===== THE DATA =====

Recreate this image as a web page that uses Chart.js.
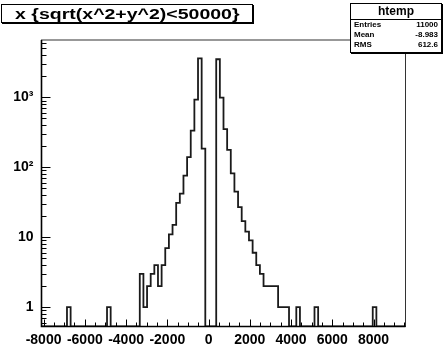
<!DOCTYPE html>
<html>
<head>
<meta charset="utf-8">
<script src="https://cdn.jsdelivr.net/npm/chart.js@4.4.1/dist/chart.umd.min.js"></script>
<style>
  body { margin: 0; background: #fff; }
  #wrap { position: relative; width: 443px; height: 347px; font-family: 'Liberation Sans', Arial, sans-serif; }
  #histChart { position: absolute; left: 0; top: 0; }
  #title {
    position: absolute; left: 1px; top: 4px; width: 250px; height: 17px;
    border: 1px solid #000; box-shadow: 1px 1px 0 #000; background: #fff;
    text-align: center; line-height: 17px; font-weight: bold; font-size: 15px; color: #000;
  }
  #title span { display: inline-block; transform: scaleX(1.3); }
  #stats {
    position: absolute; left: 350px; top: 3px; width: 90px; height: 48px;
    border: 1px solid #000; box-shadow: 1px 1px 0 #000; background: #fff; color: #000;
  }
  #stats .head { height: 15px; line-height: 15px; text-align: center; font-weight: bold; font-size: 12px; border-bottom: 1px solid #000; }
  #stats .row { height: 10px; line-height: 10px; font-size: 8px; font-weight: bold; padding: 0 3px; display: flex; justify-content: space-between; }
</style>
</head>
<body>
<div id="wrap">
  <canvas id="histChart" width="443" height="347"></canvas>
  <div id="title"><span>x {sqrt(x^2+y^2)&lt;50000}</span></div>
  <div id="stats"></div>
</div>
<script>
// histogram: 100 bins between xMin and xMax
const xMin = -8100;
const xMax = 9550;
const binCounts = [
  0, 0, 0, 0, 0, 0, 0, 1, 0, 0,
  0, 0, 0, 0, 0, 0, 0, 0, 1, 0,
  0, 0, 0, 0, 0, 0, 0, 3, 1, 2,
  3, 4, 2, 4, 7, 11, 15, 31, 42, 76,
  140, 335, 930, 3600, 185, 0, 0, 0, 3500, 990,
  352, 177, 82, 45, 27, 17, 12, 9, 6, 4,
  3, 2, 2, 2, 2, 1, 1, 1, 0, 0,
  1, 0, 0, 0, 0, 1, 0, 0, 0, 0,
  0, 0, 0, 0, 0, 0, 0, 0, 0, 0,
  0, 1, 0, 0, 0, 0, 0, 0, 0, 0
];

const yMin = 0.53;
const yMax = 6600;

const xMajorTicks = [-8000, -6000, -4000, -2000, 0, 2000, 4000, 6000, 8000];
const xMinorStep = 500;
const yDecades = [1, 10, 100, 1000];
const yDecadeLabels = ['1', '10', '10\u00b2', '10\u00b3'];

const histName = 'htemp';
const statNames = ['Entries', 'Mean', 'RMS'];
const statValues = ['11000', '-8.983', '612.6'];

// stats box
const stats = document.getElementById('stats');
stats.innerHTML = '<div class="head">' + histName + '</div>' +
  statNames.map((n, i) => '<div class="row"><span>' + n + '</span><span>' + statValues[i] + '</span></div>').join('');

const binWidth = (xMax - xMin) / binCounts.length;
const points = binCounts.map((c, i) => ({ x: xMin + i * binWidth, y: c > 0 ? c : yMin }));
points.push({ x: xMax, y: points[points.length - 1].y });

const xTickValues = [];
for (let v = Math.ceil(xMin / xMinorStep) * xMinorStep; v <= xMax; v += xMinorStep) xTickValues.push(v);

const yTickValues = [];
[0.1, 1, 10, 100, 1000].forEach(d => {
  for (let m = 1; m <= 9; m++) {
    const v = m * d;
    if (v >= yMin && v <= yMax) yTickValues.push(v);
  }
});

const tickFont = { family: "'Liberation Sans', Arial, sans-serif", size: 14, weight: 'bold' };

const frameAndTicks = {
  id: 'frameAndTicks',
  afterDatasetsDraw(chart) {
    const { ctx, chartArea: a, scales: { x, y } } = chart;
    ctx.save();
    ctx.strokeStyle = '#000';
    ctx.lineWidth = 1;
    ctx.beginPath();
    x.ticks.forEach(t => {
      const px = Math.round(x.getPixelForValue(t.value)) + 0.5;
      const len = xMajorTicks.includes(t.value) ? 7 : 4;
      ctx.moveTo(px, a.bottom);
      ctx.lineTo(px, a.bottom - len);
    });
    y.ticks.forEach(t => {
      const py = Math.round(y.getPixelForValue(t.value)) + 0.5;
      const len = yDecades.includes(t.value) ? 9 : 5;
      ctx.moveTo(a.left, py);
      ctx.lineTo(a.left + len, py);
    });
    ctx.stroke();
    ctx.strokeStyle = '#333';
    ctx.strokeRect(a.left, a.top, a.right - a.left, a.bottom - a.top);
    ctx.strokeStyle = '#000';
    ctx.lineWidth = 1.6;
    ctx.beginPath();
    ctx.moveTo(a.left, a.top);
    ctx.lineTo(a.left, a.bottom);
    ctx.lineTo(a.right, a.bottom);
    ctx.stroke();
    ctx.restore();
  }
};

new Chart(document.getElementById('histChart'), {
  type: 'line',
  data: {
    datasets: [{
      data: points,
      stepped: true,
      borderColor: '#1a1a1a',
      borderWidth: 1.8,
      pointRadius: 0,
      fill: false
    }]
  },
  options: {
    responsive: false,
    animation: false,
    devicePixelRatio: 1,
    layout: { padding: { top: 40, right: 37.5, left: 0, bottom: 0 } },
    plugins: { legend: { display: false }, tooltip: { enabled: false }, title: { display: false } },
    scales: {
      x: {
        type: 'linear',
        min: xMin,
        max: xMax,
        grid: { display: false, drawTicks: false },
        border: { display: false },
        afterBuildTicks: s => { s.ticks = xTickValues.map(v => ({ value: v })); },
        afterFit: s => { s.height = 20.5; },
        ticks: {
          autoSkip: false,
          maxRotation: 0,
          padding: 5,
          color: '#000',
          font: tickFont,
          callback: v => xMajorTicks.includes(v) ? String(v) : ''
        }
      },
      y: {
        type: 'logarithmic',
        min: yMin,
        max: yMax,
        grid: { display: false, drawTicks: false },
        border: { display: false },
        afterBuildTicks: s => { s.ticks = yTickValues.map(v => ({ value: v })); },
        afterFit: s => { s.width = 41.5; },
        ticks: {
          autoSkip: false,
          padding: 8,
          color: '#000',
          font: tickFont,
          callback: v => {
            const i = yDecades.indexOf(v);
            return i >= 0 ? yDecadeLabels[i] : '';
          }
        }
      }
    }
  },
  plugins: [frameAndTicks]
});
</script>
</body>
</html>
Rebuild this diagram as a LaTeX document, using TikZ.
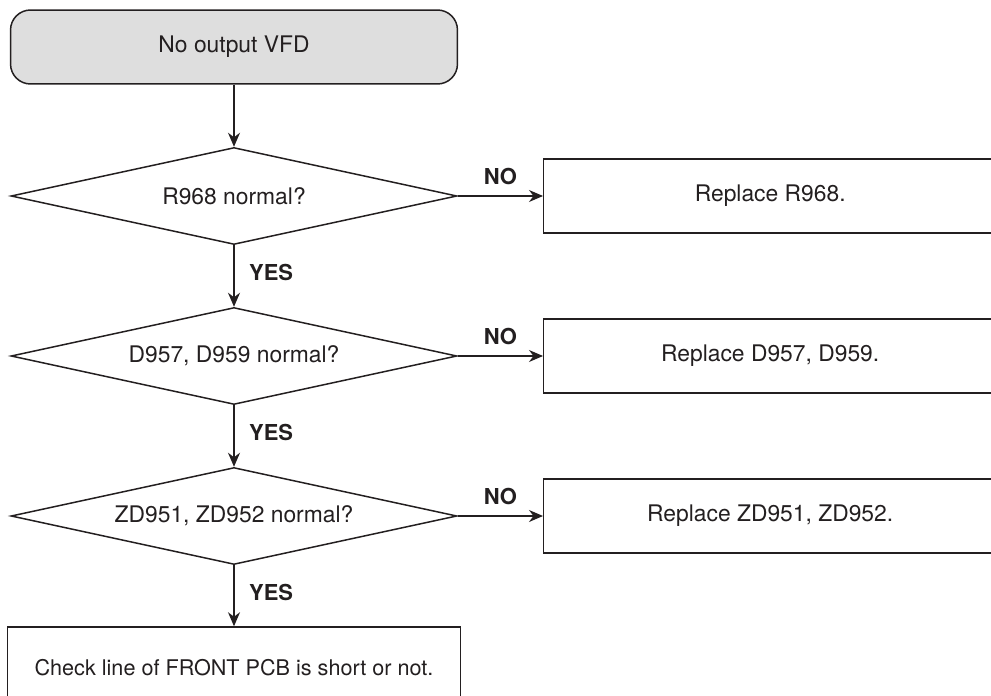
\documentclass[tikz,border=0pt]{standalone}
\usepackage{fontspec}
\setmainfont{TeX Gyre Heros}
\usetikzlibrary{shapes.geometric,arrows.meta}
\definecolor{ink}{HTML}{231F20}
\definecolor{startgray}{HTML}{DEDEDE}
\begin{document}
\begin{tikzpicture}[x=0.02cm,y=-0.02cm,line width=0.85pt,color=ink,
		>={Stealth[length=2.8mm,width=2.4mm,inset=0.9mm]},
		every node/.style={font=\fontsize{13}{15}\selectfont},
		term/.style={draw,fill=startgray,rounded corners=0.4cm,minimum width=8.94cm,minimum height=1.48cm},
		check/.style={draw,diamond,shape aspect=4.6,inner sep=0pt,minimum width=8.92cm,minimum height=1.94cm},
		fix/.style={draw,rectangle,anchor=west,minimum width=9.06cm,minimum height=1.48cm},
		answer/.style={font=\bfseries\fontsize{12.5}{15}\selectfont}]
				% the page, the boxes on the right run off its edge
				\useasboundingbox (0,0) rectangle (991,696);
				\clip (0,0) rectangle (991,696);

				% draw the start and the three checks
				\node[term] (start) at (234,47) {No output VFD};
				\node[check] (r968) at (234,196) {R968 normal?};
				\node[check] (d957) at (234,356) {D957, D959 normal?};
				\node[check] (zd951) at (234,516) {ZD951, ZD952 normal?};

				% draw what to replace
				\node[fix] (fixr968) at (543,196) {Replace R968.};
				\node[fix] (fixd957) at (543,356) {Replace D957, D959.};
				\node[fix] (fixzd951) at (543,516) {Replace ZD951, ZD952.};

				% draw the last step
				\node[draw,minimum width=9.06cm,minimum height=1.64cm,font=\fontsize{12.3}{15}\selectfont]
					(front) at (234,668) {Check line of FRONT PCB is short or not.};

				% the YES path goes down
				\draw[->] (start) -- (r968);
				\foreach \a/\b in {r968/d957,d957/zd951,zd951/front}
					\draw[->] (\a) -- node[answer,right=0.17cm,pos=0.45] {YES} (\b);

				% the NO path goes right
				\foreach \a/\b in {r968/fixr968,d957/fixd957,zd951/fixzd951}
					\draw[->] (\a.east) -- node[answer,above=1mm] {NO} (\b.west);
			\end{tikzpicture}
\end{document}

=====

* **WHAT YOU SHOULD DO**
Each line above that holds the string "page" should be copied and shown.

* **SOLVED PROBLEM**
Recreate this image as a web page that uses Chart.js.
				% the page, the boxes on the right run off its edge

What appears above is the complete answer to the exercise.